TRAVERSE CITY — Jorden Wakeley notched his best finish in the Iceman Cometh last year when he took seventh in the men’s elite race, 20 seconds behind the winner, Olympian Sam Schultz.
The 23-year-old Grayling resident thinks he can improve upon that Saturday.
Some 4,600 riders are expected to compete in the 29-mile mountain bike race from Kalkaska to Timber Ridge. The first wave departs at 9 a.m. The pro cyclists will be in the last two waves, starting at 2:30 p.m.
“I would love to be in the top five,” Wakeley said. “I could potentially win it. I’m riding the best I’ve ever ridden. I’ve spent a lot of time over there (on the course) the last week and a half, getting to know the course. It could be a very good year.”
Several other top cyclists will be vying for the top spot, too.

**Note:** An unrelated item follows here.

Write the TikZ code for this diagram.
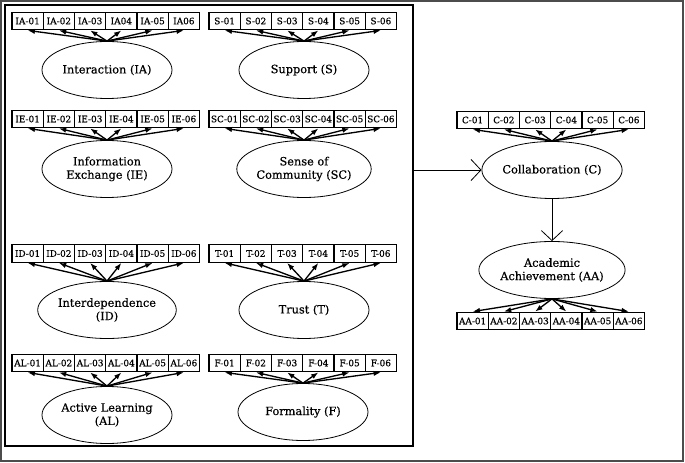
\documentclass[tikz,border=0pt]{standalone}
\usepackage{fontspec}
\setmainfont{DejaVu Serif}
\newfontfamily\lblfont[FakeBold=0.5]{DejaVu Serif}
\usetikzlibrary{arrows.meta,shapes.geometric}
\newcommand\indrow[4]{%
  \foreach \lab [count=\k] in {#4} {\node[ind] (#1\k) at ({#2+31.25*(\k-0.5)},#3) {\lab};}}
\newcommand\fanup[2]{\foreach \k in {1,...,6} {\draw[load] (#1.north) -- (#2\k.south);}}
\begin{document}
\begin{tikzpicture}[x=0.75pt,y=-0.75pt,
  ind/.style={draw, line width=0.9pt, minimum width=23.4pt, minimum height=13.2pt, inner sep=0pt, font=\lblfont\fontsize{6.7}{7}\selectfont},
  lat/.style={draw, ellipse, line width=0.6pt, minimum width=97.5pt, minimum height=42.75pt, inner sep=0pt, align=center, font=\lblfont\fontsize{8.5}{10}\selectfont},
  load/.style={-{Latex[length=5.5pt,width=4pt]}, line width=1pt},
  pathar/.style={-{Straight Barb[length=7.5pt,width=16pt]}, line width=0.6pt}]
\useasboundingbox (0,0) rectangle (685,463);
\draw[gray!60!black, line width=1.3pt] (1,1) rectangle (683,461);
\node[draw, line width=0.8pt, minimum width=306pt, minimum height=330.75pt, inner sep=0pt] (panel) at (209,225.5) {};
% left column
\indrow{ia}{12}{21}{IA-01,IA-02,IA-03,IA04,IA-05,IA06}
\node[lat] (IA) at (107,70) {Interaction (IA)};
\fanup{IA}{ia}
\indrow{ie}{12}{119}{IE-01,IE-02,IE-03,IE-04,IE-05,IE-06}
\node[lat] (IE) at (107,169) {Information\\Exchange (IE)};
\fanup{IE}{ie}
\indrow{id}{12}{253.5}{ID-01,ID-02,ID-03,ID-04,ID-05,ID-06}
\node[lat] (ID) at (107,310) {Interdependence\\(ID)};
\fanup{ID}{id}
\indrow{al}{12}{363}{AL-01,AL-02,AL-03,AL-04,AL-05,AL-06}
\node[lat] (AL) at (107,415) {Active Learning\\(AL)};
\fanup{AL}{al}
% right column
\indrow{s}{209}{21}{S-01,S-02,S-03,S-04,S-05,S-06}
\node[lat] (S) at (304,70) {Support (S)};
\fanup{S}{s}
\indrow{sc}{209}{119}{SC-01,SC-02,SC-03,SC-04,SC-05,SC-06}
\node[lat] (SC) at (304,169) {Sense of\\Community (SC)};
\fanup{SC}{sc}
\indrow{t}{209}{253.5}{T-01,T-02,T-03,T-04,T-05,T-06}
\node[lat] (T) at (304,310) {Trust (T)};
\fanup{T}{t}
\indrow{f}{209}{363}{F-01,F-02,F-03,F-04,F-05,F-06}
\node[lat] (F) at (303,412) {Formality (F)};
\fanup{F}{f}
% outcome side
\indrow{c}{457}{120}{C-01,C-02,C-03,C-04,C-05,C-06}
\node[lat] (C) at (552,170) {Collaboration (C)};
\fanup{C}{c}
\node[lat] (AA) at (552,270) {Academic\\Achievement (AA)};
\indrow{aa}{457}{321}{AA-01,AA-02,AA-03,AA-04,AA-05,AA-06}
\foreach \k in {1,...,6} {\draw[load] (AA.south) -- (aa\k.north);}
\draw[pathar] (panel.east |- C.west) -- (C.west);
\draw[pathar] (C.south) -- (AA.north);
\end{tikzpicture}
\end{document}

The men’s field includes Geoff Kabush, Brian Matter, Lukas Fluckiger, Jeremiah Bishop, Mike Simonson, Todd Wells, Stephen Ettinger, Travis Woodruff, Derek Zandstra, Cole House, Russell Finsterwald and, of course, Wakeley.
“It’s the real deal,” Wakeley said of the field. “This is a big one.”
Kabush was second and Matter third a year ago. Matter is a former champion, winning it last in 2010.
“He certainly understands it,” race director Steve Brown said of Matter. “He knows what it takes to win a race like this.”
Matter was second in Marquette’s Ore to Shore race in August. He won Wisconsin’s Chequamegon 40 in September.
“We have an unofficial triple crown between those races, and Brian is the only one to win all three,” Brown said.
House beat Matter in the Ore to Shore, and then captured Crystal Mountain’s Peak to Peak a couple weeks ago. House is Wakeley’s teammate on Team 616.
“He’s riding real strong right now,” Wakeley said of House.
Fluckinger, a Swiss rider, won the Iceman two years ago. Bishop, who was third in the mountain bike national championships this year, was second to Fluckiger in 2011.
Wells won the mountain bike national championship short-track race in July and was second in the cross country race.
Wakeley has competed in nearly 40 races this year, winning 17, including the X-100, a 100-mile race in Traverse City. His forte is his power. He said the Iceman is always a good test.
“A lot of it is wide open,” he said. “It’s real fast. There are a lot of 20 miles-per-hour-plus top speed sections out there. The finish is a lot more wide open than it has been the past few years, too. I’m a bigger guy so I like that wide open stuff.”
Wakeley said a single-track section near the finish has been taken out.
“This race stays together for a long time,” he said. “Last year we had 10 or 11 guys together with a mile to go.
“There was a single track with a half mile to go that was really greasy and that’s where the race was won. They’ve changed it this year. Now, it’s going to be a gradual hill climb to the finish.”
Wakeley said he’s been receiving calls and e-mails all week wishing him the best.
“I consider it a hometown race,” he said. “Kalkaska is 25 miles away from my front door.”
The women’s field includes some big names as well.
Emily Batty, second in 2012, returns. Catharine Pendrel, a 2011 world champion and a fourth-place finisher in the 2008 Olympics, will challenge. She was third in 2011. Chloe Woodruff, second in 2011, is back as well. Mackenzie Woodring, who won the Peak to Peak, is entered. She was fourth last year. Amanda Sin, a member of the Canadian National team, will contend, too.
In addition to the Iceman, about 400 riders are registered in the eight-mile Slush Cup and 300 in the kids’ Sno-Cone races.